# WHAT THE TASK REQUIRES
Reproduce the listing word for word. Skip any image.

# DATASET CONTENT
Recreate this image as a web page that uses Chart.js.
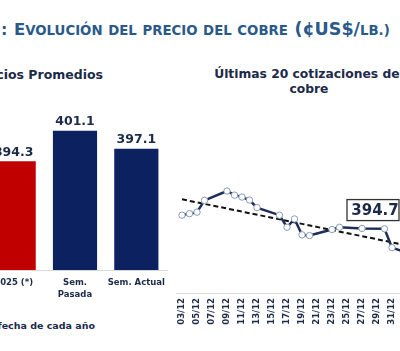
<!DOCTYPE html>
<html>
<head>
<meta charset="utf-8">
<script src="https://cdn.jsdelivr.net/npm/chart.js@4.4.1/dist/chart.umd.min.js"></script>
<style>
  html, body { margin:0; padding:0; background:#fff; width:400px; height:351px; overflow:hidden; position:relative; font-family:"DejaVu Sans", Verdana, sans-serif; }
  .t { position:absolute; white-space:nowrap; font-weight:bold; }
  #mainTitle .bc { font-size:16.5px; }
  #mainTitle .bc2 { font-size:17.5px; }
  #mainTitle .sc { font-size:13.3px; }
  #cv1 { position:absolute; left:-60px; top:60px; }
  #cv2 { position:absolute; left:140px; top:60px; }
</style>
</head>
<body>
<div class="t" id="mainTitle" style="left:1px; top:19px; font-size:16px; word-spacing:1px; color:#2b5a8a;">: <span class="bc">E</span><span class="sc">VOLUCIÓN DEL PRECIO DEL COBRE</span> <span class="bc2">(¢US$/</span><span class="sc">LB.)</span></div>
<div class="t" style="right:297px; top:67px; font-size:12.5px; color:#1c2a4a; text-align:right;">Precios Promedios</div>
<div class="t" style="left:159px; width:300px; top:67px; font-size:12.3px; color:#1c2a4a; text-align:center; line-height:15px;">Últimas 20 cotizaciones del<br>cobre</div>
<div class="t" style="right:305px; top:320px; font-size:9.5px; color:#1c2a4a; text-align:right;">(*) Promedio a la fecha de cada año</div>
<canvas id="cv1" width="240" height="260"></canvas>
<canvas id="cv2" width="300" height="280"></canvas>
<script>
// ---- Data: average prices (¢US$/lb) ----
const barCategories = ["2025 (*)", ["Sem.", "Pasada"], "Sem. Actual"];
const barValues = [394.3, 401.1, 397.1];
const barColors = ["#c00000", "#0b2160", "#0b2160"];

// ---- Data: last 20 copper quotes ----
const quoteDates = ["03/12","04/12","05/12","06/12","09/12","10/12","11/12","12/12","13/12",
                    "16/12","17/12","18/12","19/12","20/12","23/12","24/12","27/12","30/12","31/12","02/01"];
const quoteValues = [404.6, 405.0, 405.4, 408.5, 411.0, 409.9, 409.4, 408.6, 406.6,
                     404.6, 401.4, 403.6, 399.4, 399.2, 400.8, 401.4, 401.1, 401.0, 396.0, 394.7];
const trendDates = ["03/12", "02/01"];
const trendValues = [408.8, 396.6];
const tickLabels = ["03/12","05/12","07/12","09/12","11/12","13/12","15/12","17/12","19/12",
                    "21/12","23/12","25/12","27/12","29/12","31/12","02/01"];
const lastLabel = "394.7";

const FONT = "'DejaVu Sans', Verdana, sans-serif";
const NAVY = "#1c2a4a";

function dayOffset(s) {
  const [d, m] = s.split("/").map(Number);
  return m === 12 ? d - 3 : 28 + d;
}

// ---- Bar chart ----
const barLabelPlugin = {
  id: "barLabels",
  afterDatasetsDraw(chart) {
    const ctx = chart.ctx;
    const meta = chart.getDatasetMeta(0);
    ctx.save();
    ctx.font = "bold 12.5px " + FONT;
    ctx.fillStyle = NAVY;
    ctx.textAlign = "center";
    ctx.textBaseline = "middle";
    meta.data.forEach((bar, i) => {
      ctx.fillText(barValues[i].toFixed(1), bar.x, bar.y - 9);
    });
    ctx.restore();
  }
};

new Chart(document.getElementById("cv1"), {
  type: "bar",
  data: {
    labels: barCategories,
    datasets: [{ data: barValues, backgroundColor: barColors, barPercentage: 0.72, categoryPercentage: 1.0 }]
  },
  options: {
    responsive: false,
    animation: false,
    layout: { padding: { left: 43, right: 13, top: 31, bottom: 10 } },
    plugins: { legend: { display: false }, tooltip: { enabled: false } },
    scales: {
      y: { display: false, min: 370, max: 410 },
      x: {
        grid: { display: false, drawTicks: false },
        border: { display: true, color: "#d9d9d9", width: 1 },
        ticks: { autoSkip: false, color: NAVY, font: { family: FONT, size: 8.5, weight: "bold", lineHeight: 1.4 }, padding: 7, maxRotation: 0, minRotation: 0 },
        afterFit: (s) => { s.height = 40; }
      }
    }
  },
  plugins: [barLabelPlugin]
});

// ---- Line chart ----
const lastBoxPlugin = {
  id: "lastBox",
  afterDatasetsDraw(chart) {
    const ctx = chart.ctx;
    const meta = chart.getDatasetMeta(0);
    const p = meta.data[meta.data.length - 1];
    const x0 = p.x - 60, y0 = p.y - 53, w = 52, h = 21;
    ctx.save();
    ctx.fillStyle = "#ffffff";
    ctx.fillRect(x0, y0, w, h);
    ctx.strokeStyle = "#333333";
    ctx.lineWidth = 1.3;
    ctx.strokeRect(x0, y0, w, h);
    ctx.font = "bold 15px " + FONT;
    ctx.fillStyle = NAVY;
    ctx.textAlign = "center";
    ctx.textBaseline = "middle";
    ctx.fillText(lastLabel, x0 + w / 2 + 2, y0 + h / 2 + 1);
    ctx.restore();
  }
};

new Chart(document.getElementById("cv2"), {
  type: "line",
  data: {
    datasets: [
      {
        data: quoteDates.map((d, i) => ({ x: dayOffset(d), y: quoteValues[i] })),
        borderColor: "#1f2d5a",
        borderWidth: 2.5,
        tension: 0,
        pointRadius: 3.2,
        pointBackgroundColor: "#ffffff",
        pointBorderColor: "#8a9bbb",
        pointBorderWidth: 1,
        order: 1
      },
      {
        data: trendDates.map((d, i) => ({ x: dayOffset(d), y: trendValues[i] })),
        borderColor: "#111111",
        borderWidth: 2,
        borderDash: [5, 3],
        pointRadius: 0,
        tension: 0,
        order: 2
      }
    ]
  },
  options: {
    responsive: false,
    animation: false,
    layout: { padding: { left: 36, right: 25.5, top: 97, bottom: 7 } },
    plugins: { legend: { display: false }, tooltip: { enabled: false } },
    scales: {
      y: { display: false, min: 384, max: 420 },
      x: {
        type: "linear",
        min: -0.8,
        max: 31,
        grid: { display: false, drawTicks: false },
        border: { display: true, color: "#d9d9d9", width: 1 },
        afterBuildTicks: (s) => { s.ticks = tickLabels.map(t => ({ value: dayOffset(t) })); },
        ticks: {
          autoSkip: false,
          minRotation: 90,
          maxRotation: 90,
          padding: 5,
          color: NAVY,
          font: { family: FONT, size: 8.5, weight: "bold" },
          callback: (v) => tickLabels.find(t => dayOffset(t) === v) || ""
        },
        afterFit: (s) => { s.height = 40; }
      }
    }
  },
  plugins: [lastBoxPlugin]
});
</script>
</body>
</html>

# SOLUTION FOR THIS TASK
Recreate this image as a web page that uses Chart.js.
<!DOCTYPE html>
<html>
<head>
<meta charset="utf-8">
<script src="https://cdn.jsdelivr.net/npm/chart.js@4.4.1/dist/chart.umd.min.js"></script>
<style>
  html, body { margin:0; padding:0; background:#fff; width:400px; height:351px; overflow:hidden; position:relative; font-family:"DejaVu Sans", Verdana, sans-serif; }
  .t { position:absolute; white-space:nowrap; font-weight:bold; }
  #mainTitle .bc { font-size:16.5px; }
  #mainTitle .bc2 { font-size:17.5px; }
  #mainTitle .sc { font-size:13.3px; }
  #cv1 { position:absolute; left:-60px; top:60px; }
  #cv2 { position:absolute; left:140px; top:60px; }
</style>
</head>
<body>
<div class="t" id="mainTitle" style="left:1px; top:19px; font-size:16px; word-spacing:1px; color:#2b5a8a;">: <span class="bc">E</span><span class="sc">VOLUCIÓN DEL PRECIO DEL COBRE</span> <span class="bc2">(¢US$/</span><span class="sc">LB.)</span></div>
<div class="t" style="right:297px; top:67px; font-size:12.5px; color:#1c2a4a; text-align:right;">Precios Promedios</div>
<div class="t" style="left:159px; width:300px; top:67px; font-size:12.3px; color:#1c2a4a; text-align:center; line-height:15px;">Últimas 20 cotizaciones del<br>cobre</div>
<div class="t" style="right:305px; top:320px; font-size:9.5px; color:#1c2a4a; text-align:right;">(*) Promedio a la fecha de cada año</div>
<canvas id="cv1" width="240" height="260"></canvas>
<canvas id="cv2" width="300" height="280"></canvas>
<script>
// ---- Data: average prices (¢US$/lb) ----
const barCategories = ["2025 (*)", ["Sem.", "Pasada"], "Sem. Actual"];
const barValues = [394.3, 401.1, 397.1];
const barColors = ["#c00000", "#0b2160", "#0b2160"];

// ---- Data: last 20 copper quotes ----
const quoteDates = ["03/12","04/12","05/12","06/12","09/12","10/12","11/12","12/12","13/12",
                    "16/12","17/12","18/12","19/12","20/12","23/12","24/12","27/12","30/12","31/12","02/01"];
const quoteValues = [404.6, 405.0, 405.4, 408.5, 411.0, 409.9, 409.4, 408.6, 406.6,
                     404.6, 401.4, 403.6, 399.4, 399.2, 400.8, 401.4, 401.1, 401.0, 396.0, 394.7];
const trendDates = ["03/12", "02/01"];
const trendValues = [408.8, 396.6];
const tickLabels = ["03/12","05/12","07/12","09/12","11/12","13/12","15/12","17/12","19/12",
                    "21/12","23/12","25/12","27/12","29/12","31/12","02/01"];
const lastLabel = "394.7";

const FONT = "'DejaVu Sans', Verdana, sans-serif";
const NAVY = "#1c2a4a";

function dayOffset(s) {
  const [d, m] = s.split("/").map(Number);
  return m === 12 ? d - 3 : 28 + d;
}

// ---- Bar chart ----
const barLabelPlugin = {
  id: "barLabels",
  afterDatasetsDraw(chart) {
    const ctx = chart.ctx;
    const meta = chart.getDatasetMeta(0);
    ctx.save();
    ctx.font = "bold 12.5px " + FONT;
    ctx.fillStyle = NAVY;
    ctx.textAlign = "center";
    ctx.textBaseline = "middle";
    meta.data.forEach((bar, i) => {
      ctx.fillText(barValues[i].toFixed(1), bar.x, bar.y - 9);
    });
    ctx.restore();
  }
};

new Chart(document.getElementById("cv1"), {
  type: "bar",
  data: {
    labels: barCategories,
    datasets: [{ data: barValues, backgroundColor: barColors, barPercentage: 0.72, categoryPercentage: 1.0 }]
  },
  options: {
    responsive: false,
    animation: false,
    layout: { padding: { left: 43, right: 13, top: 31, bottom: 10 } },
    plugins: { legend: { display: false }, tooltip: { enabled: false } },
    scales: {
      y: { display: false, min: 370, max: 410 },
      x: {
        grid: { display: false, drawTicks: false },
        border: { display: true, color: "#d9d9d9", width: 1 },
        ticks: { autoSkip: false, color: NAVY, font: { family: FONT, size: 8.5, weight: "bold", lineHeight: 1.4 }, padding: 7, maxRotation: 0, minRotation: 0 },
        afterFit: (s) => { s.height = 40; }
      }
    }
  },
  plugins: [barLabelPlugin]
});

// ---- Line chart ----
const lastBoxPlugin = {
  id: "lastBox",
  afterDatasetsDraw(chart) {
    const ctx = chart.ctx;
    const meta = chart.getDatasetMeta(0);
    const p = meta.data[meta.data.length - 1];
    const x0 = p.x - 60, y0 = p.y - 53, w = 52, h = 21;
    ctx.save();
    ctx.fillStyle = "#ffffff";
    ctx.fillRect(x0, y0, w, h);
    ctx.strokeStyle = "#333333";
    ctx.lineWidth = 1.3;
    ctx.strokeRect(x0, y0, w, h);
    ctx.font = "bold 15px " + FONT;
    ctx.fillStyle = NAVY;
    ctx.textAlign = "center";
    ctx.textBaseline = "middle";
    ctx.fillText(lastLabel, x0 + w / 2 + 2, y0 + h / 2 + 1);
    ctx.restore();
  }
};

new Chart(document.getElementById("cv2"), {
  type: "line",
  data: {
    datasets: [
      {
        data: quoteDates.map((d, i) => ({ x: dayOffset(d), y: quoteValues[i] })),
        borderColor: "#1f2d5a",
        borderWidth: 2.5,
        tension: 0,
        pointRadius: 3.2,
        pointBackgroundColor: "#ffffff",
        pointBorderColor: "#8a9bbb",
        pointBorderWidth: 1,
        order: 1
      },
      {
        data: trendDates.map((d, i) => ({ x: dayOffset(d), y: trendValues[i] })),
        borderColor: "#111111",
        borderWidth: 2,
        borderDash: [5, 3],
        pointRadius: 0,
        tension: 0,
        order: 2
      }
    ]
  },
  options: {
    responsive: false,
    animation: false,
    layout: { padding: { left: 36, right: 25.5, top: 97, bottom: 7 } },
    plugins: { legend: { display: false }, tooltip: { enabled: false } },
    scales: {
      y: { display: false, min: 384, max: 420 },
      x: {
        type: "linear",
        min: -0.8,
        max: 31,
        grid: { display: false, drawTicks: false },
        border: { display: true, color: "#d9d9d9", width: 1 },
        afterBuildTicks: (s) => { s.ticks = tickLabels.map(t => ({ value: dayOffset(t) })); },
        ticks: {
          autoSkip: false,
          minRotation: 90,
          maxRotation: 90,
          padding: 5,
          color: NAVY,
          font: { family: FONT, size: 8.5, weight: "bold" },
          callback: (v) => tickLabels.find(t => dayOffset(t) === v) || ""
        },
        afterFit: (s) => { s.height = 40; }
      }
    }
  },
  plugins: [lastBoxPlugin]
});
</script>
</body>
</html>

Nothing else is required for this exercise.